Directions — Omit all pictures, then retype the data exactly as given.
====================
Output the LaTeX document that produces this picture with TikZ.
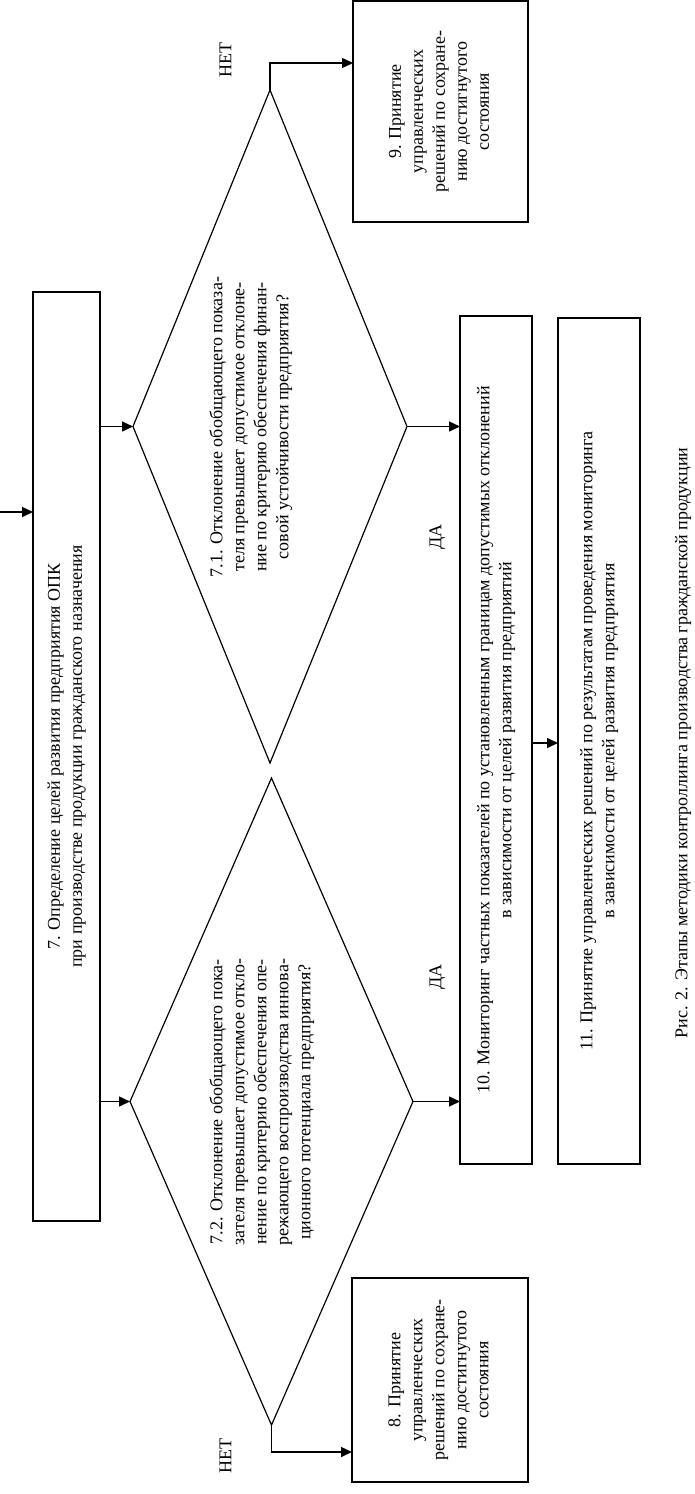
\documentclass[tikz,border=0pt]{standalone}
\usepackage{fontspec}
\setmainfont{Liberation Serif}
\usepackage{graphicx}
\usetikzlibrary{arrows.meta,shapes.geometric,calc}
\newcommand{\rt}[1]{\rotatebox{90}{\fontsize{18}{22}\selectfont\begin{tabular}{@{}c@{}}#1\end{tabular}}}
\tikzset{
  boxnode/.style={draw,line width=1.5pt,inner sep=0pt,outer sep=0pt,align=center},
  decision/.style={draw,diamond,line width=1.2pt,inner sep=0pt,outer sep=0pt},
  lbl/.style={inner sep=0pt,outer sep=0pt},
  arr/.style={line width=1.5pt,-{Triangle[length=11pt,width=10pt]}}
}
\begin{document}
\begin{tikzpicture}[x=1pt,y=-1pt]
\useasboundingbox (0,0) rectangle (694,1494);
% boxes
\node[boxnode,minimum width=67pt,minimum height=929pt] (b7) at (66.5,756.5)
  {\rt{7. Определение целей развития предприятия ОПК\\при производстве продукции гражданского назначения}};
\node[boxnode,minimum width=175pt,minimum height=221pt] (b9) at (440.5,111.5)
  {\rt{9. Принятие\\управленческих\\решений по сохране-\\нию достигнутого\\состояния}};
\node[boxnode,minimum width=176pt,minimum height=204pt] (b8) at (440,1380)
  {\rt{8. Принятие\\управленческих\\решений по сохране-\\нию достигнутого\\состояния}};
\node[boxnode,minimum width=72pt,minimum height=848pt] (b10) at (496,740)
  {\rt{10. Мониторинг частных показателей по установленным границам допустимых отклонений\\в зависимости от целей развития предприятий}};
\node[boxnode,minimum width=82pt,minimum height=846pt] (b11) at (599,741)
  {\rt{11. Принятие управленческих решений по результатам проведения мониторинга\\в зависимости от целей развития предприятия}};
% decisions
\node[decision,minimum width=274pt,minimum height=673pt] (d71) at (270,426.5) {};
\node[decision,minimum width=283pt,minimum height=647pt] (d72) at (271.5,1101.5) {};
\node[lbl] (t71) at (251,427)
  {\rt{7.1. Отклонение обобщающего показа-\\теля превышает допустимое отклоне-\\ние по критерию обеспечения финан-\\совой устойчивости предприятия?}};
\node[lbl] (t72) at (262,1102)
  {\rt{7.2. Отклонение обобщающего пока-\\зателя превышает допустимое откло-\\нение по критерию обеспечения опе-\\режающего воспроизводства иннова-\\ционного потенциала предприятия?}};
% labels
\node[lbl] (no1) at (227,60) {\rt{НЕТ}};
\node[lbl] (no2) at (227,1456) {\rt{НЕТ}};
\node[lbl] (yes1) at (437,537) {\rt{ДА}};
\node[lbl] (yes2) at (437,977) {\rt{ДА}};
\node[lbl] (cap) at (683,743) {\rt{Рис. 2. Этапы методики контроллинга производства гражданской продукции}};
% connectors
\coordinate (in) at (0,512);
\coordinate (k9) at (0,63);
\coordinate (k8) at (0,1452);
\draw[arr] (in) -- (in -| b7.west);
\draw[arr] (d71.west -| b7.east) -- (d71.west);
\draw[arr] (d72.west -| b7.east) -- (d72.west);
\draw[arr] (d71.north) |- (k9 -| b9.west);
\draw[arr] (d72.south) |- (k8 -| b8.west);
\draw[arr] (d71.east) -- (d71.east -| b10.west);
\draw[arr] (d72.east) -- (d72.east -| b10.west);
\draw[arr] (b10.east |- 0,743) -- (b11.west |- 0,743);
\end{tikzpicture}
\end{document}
====================
Exercise solution —
Output the LaTeX document that produces this picture with TikZ.
\documentclass[tikz,border=0pt]{standalone}
\usepackage{fontspec}
\setmainfont{Liberation Serif}
\usepackage{graphicx}
\usetikzlibrary{arrows.meta,shapes.geometric,calc}
\newcommand{\rt}[1]{\rotatebox{90}{\fontsize{18}{22}\selectfont\begin{tabular}{@{}c@{}}#1\end{tabular}}}
\tikzset{
  boxnode/.style={draw,line width=1.5pt,inner sep=0pt,outer sep=0pt,align=center},
  decision/.style={draw,diamond,line width=1.2pt,inner sep=0pt,outer sep=0pt},
  lbl/.style={inner sep=0pt,outer sep=0pt},
  arr/.style={line width=1.5pt,-{Triangle[length=11pt,width=10pt]}}
}
\begin{document}
\begin{tikzpicture}[x=1pt,y=-1pt]
\useasboundingbox (0,0) rectangle (694,1494);
% boxes
\node[boxnode,minimum width=67pt,minimum height=929pt] (b7) at (66.5,756.5)
  {\rt{7. Определение целей развития предприятия ОПК\\при производстве продукции гражданского назначения}};
\node[boxnode,minimum width=175pt,minimum height=221pt] (b9) at (440.5,111.5)
  {\rt{9. Принятие\\управленческих\\решений по сохране-\\нию достигнутого\\состояния}};
\node[boxnode,minimum width=176pt,minimum height=204pt] (b8) at (440,1380)
  {\rt{8. Принятие\\управленческих\\решений по сохране-\\нию достигнутого\\состояния}};
\node[boxnode,minimum width=72pt,minimum height=848pt] (b10) at (496,740)
  {\rt{10. Мониторинг частных показателей по установленным границам допустимых отклонений\\в зависимости от целей развития предприятий}};
\node[boxnode,minimum width=82pt,minimum height=846pt] (b11) at (599,741)
  {\rt{11. Принятие управленческих решений по результатам проведения мониторинга\\в зависимости от целей развития предприятия}};
% decisions
\node[decision,minimum width=274pt,minimum height=673pt] (d71) at (270,426.5) {};
\node[decision,minimum width=283pt,minimum height=647pt] (d72) at (271.5,1101.5) {};
\node[lbl] (t71) at (251,427)
  {\rt{7.1. Отклонение обобщающего показа-\\теля превышает допустимое отклоне-\\ние по критерию обеспечения финан-\\совой устойчивости предприятия?}};
\node[lbl] (t72) at (262,1102)
  {\rt{7.2. Отклонение обобщающего пока-\\зателя превышает допустимое откло-\\нение по критерию обеспечения опе-\\режающего воспроизводства иннова-\\ционного потенциала предприятия?}};
% labels
\node[lbl] (no1) at (227,60) {\rt{НЕТ}};
\node[lbl] (no2) at (227,1456) {\rt{НЕТ}};
\node[lbl] (yes1) at (437,537) {\rt{ДА}};
\node[lbl] (yes2) at (437,977) {\rt{ДА}};
\node[lbl] (cap) at (683,743) {\rt{Рис. 2. Этапы методики контроллинга производства гражданской продукции}};
% connectors
\coordinate (in) at (0,512);
\coordinate (k9) at (0,63);
\coordinate (k8) at (0,1452);
\draw[arr] (in) -- (in -| b7.west);
\draw[arr] (d71.west -| b7.east) -- (d71.west);
\draw[arr] (d72.west -| b7.east) -- (d72.west);
\draw[arr] (d71.north) |- (k9 -| b9.west);
\draw[arr] (d72.south) |- (k8 -| b8.west);
\draw[arr] (d71.east) -- (d71.east -| b10.west);
\draw[arr] (d72.east) -- (d72.east -| b10.west);
\draw[arr] (b10.east |- 0,743) -- (b11.west |- 0,743);
\end{tikzpicture}
\end{document}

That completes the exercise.